Focus: This verb is about actively representing  the challenge your team is meeting. And may be active out there in the world finding the next challenge to overcome.

 

Do Your Own Thing.

Those six verbs are examples. The intent is to dramatize “doing;” each member of the meeting actively participating. Not hovering or feigning attention or just loitering around on the fringes. Take a penetrating look at how you organize meetings and see what verbs are not merely relevant, but are actually crucial to the business objective. Be alert to the role everyone PLAYS in contributing to the business objective.  Of course, you may assign/define your own verbs.

So. What About The Smart Part?

Any member of the team or meeting who is actively engaged in contributing ideas, knowledge, insights, what-ifs is demonstrating smarts. Intelligence is not established by decree, degree or certification. It’s established through participation, through bringing focused, unexpected thinking to the mix. Re-mixing is a powerful problem-solver, making unexpected connections, layering knowledge from different disciplines (or verbs in this case).

 The pool of actors a team may draw from to populate a meeting is dynamic. Not everyone available displays the same zeal for participation. The most productive outcome may be delivered by having some naysayers in the mix – as long as that player is engaged.

In any group, there are members who are on board; they’re believers in the cause or purpose, mission or goal. They’re probably easy to spot. And there are folks out on the fringe who may resist the business goal or culture. They may at moments appear almost hostile to those goals. These resistors may be waiting for some reason to move toward a belief — or move out entirely. These are not bad people. They may be motivated by the other factors. Test them to find out.

Then, of course, there are folks who oscillate between resisting and believing. They are testing the waters on both sides. They are valuable, too. (This diagram may reflect another way of looking at Pareto’s 80/20 Rule.)
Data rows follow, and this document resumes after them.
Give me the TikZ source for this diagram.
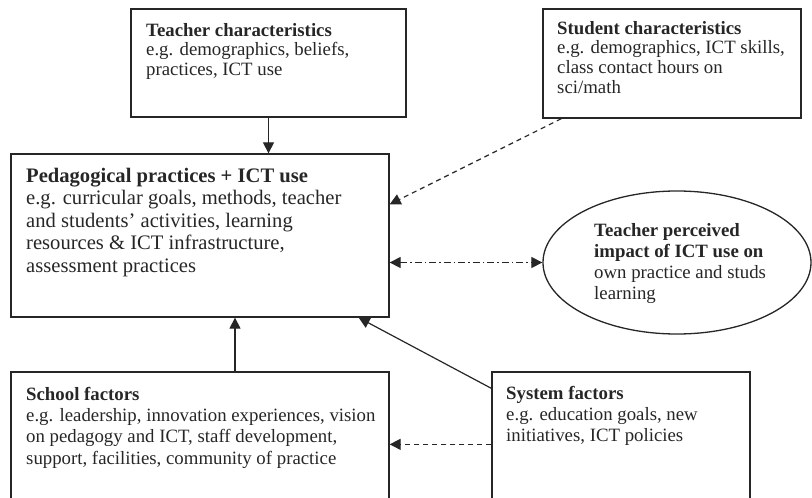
\documentclass[tikz,border=0pt]{standalone}
\usepackage{fontspec}
\setmainfont{Liberation Serif}
\usetikzlibrary{calc,arrows.meta,shapes.geometric}
\tikzset{
  box/.style={draw=black!85, line width=1.3pt, inner sep=0pt},
  txt/.style={anchor=north west, align=left, inner sep=0pt, text=black!85},
  smalltxt/.style={txt, font=\fontsize{18.8}{19.6}\selectfont},
  midtxt/.style={txt, font=\fontsize{18.8}{21.2}\selectfont},
  bigtxt/.style={txt, font=\fontsize{20.6}{22.4}\selectfont},
  tip/.style={-{Triangle[length=11pt,width=11pt]}},
  arr/.style={line width=1.2pt, black!85, tip},
  darr/.style={arr, dash pattern=on 5pt off 4pt},
  ddarr/.style={line width=1.2pt, black!85, {Triangle[length=11pt,width=11pt]}-{Triangle[length=11pt,width=11pt]}, dash pattern=on 7pt off 3pt on 1.5pt off 3pt}
}
\begin{document}
\begin{tikzpicture}[x=1pt,y=-1pt]
\useasboundingbox (0,0) rectangle (812,498);
\clip (0,0) rectangle (812,498);
% boxes
\node[box, minimum width=275, minimum height=108] (teacher) at (268.5,63) {};
\node[box, minimum width=258, minimum height=109] (student) at (672,63.5) {};
\node[box, minimum width=378, minimum height=163] (ped) at (200,235.5) {};
\node[box, minimum width=378, minimum height=148] (school) at (200,446) {};
\node[box, minimum width=258, minimum height=148] (sys) at (621,446) {};
\node[box, ellipse, minimum width=268, minimum height=143] (ell) at (677,262.5) {};
% texts
\node[smalltxt] (teachertxt) at (146,23) {\textbf{Teacher characteristics}\\e.g. demographics, beliefs,\\practices, ICT use};
\node[smalltxt] (studenttxt) at (557,21) {\textbf{Student characteristics}\\e.g. demographics, ICT skills,\\class contact hours on\\sci/math};
\node[bigtxt] (pedtxt) at (26,168) {\textbf{Pedagogical practices + ICT use}\\e.g. curricular goals, methods, teacher\\and students' activities, learning\\resources \& ICT infrastructure,\\assessment practices};
\node[midtxt] (elltxt) at (594,223) {\textbf{Teacher perceived}\\\textbf{impact of ICT use on}\\own practice and studs\\learning};
\node[midtxt] (schooltxt) at (26,387) {\textbf{School factors}\\e.g. leadership, innovation experiences, vision\\on pedagogy and ICT, staff development,\\support, facilities, community of practice};
\node[midtxt] (systxt) at (506,386) {\textbf{System factors}\\e.g. education goals, new\\initiatives, ICT policies};
% connectors
\draw[arr] (teacher.south) -- (teacher.south |- ped.north);
\coordinate (stud1) at ($(student.south west)+(19,0)$);
\coordinate (ped1) at ($(ped.north east)+(0,51)$);
\draw[darr] (stud1) -- (ped1);
\draw[ddarr] (ped.east |- ell.west) -- (ell.west);
\coordinate (sch1) at ($(school.north)+(35,0)$);
\coordinate (ped2) at ($(ped.south)+(35,0)$);
\draw[arr] (sch1) -- (ped2);
\coordinate (sys1) at ($(sys.north west)+(0,17)$);
\coordinate (ped3) at ($(ped.south east)+(-31,0)$);
\draw[arr] (sys1) -- (ped3);
\coordinate (sys2) at ($(sys.north west)+(0,73)$);
\draw[darr] (sys2) -- (school.east |- sys2);
\end{tikzpicture}
\end{document}
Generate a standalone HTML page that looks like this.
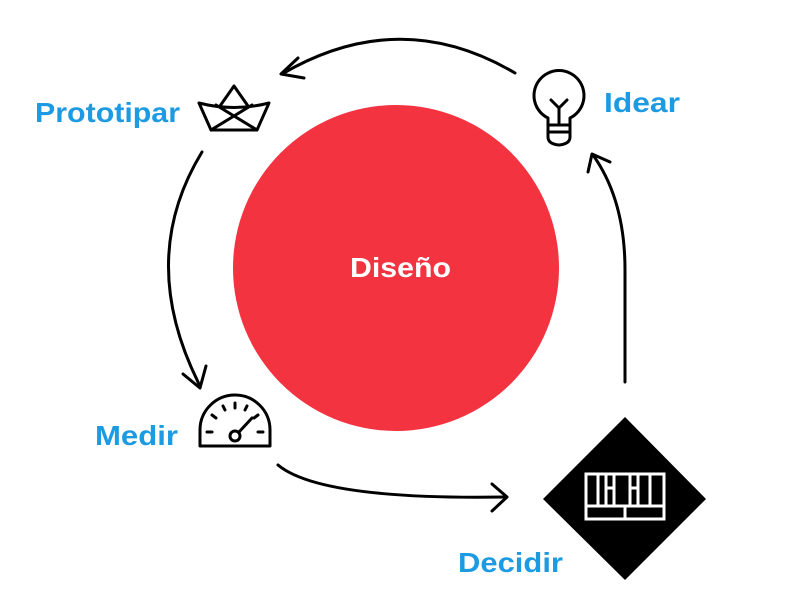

You actually want this mix. If you build a team strictly out of believers, you facilitate echo chambers and group think — hot topics of late given the power of algorithms in social media (not to mention the human algorithm of comfort). But narrowing in or closing down exploration are very real issues today. Build your team or host your meeting to keep things lively, open — and active.

Beware of Experts.

Experts, by nature, are preservative/conservative. You may solve a new problem with an old solution. If so, all may be well, or just efficient. But you may often find your team seeking a new solution to a problem (long-standing or just perceived). Bring in the wild card member, an innocent, (a resistor or tester?), someone who represents a seemingly distance set of experiences. And invite surprise. The intent here is not to utterly discredit expertise. It is intended to question authority and avoid routine solutions.

“The difficulty lies not in the new ideas, but escaping the old ones.” — John Maynard Keynes

Just Do It.

No effort is required to be a noun. A little work, at least, is necessary to be a verb. To do. To act. After all, we are human beings. Human = noun. Being = doing. So if you want to avoid the lecture circuit and achieve something, pull your verbs together and get going.

Extras:

PS: Maybe this was a long way of echoing what they call, at Amazon, “two-pizza teams: a team that is small enough to be fed by two pizzas.” That reference provided by Tim O’Reilly in an EconTalk interview.

PPS: This “five or six” actor model could work in other industries. Just for kicks, check out the sketch below. It depicts how a network services firm might parse out a set of verbs/roles – rather than territories – to activate business structure, teams and/or meetings. In the true spirit of verbs: Go for it.

Different businesses, different verbs. But the same rules apply: Fewer Viewers. Only Doers. Actors, not spectators. Actions, not territories.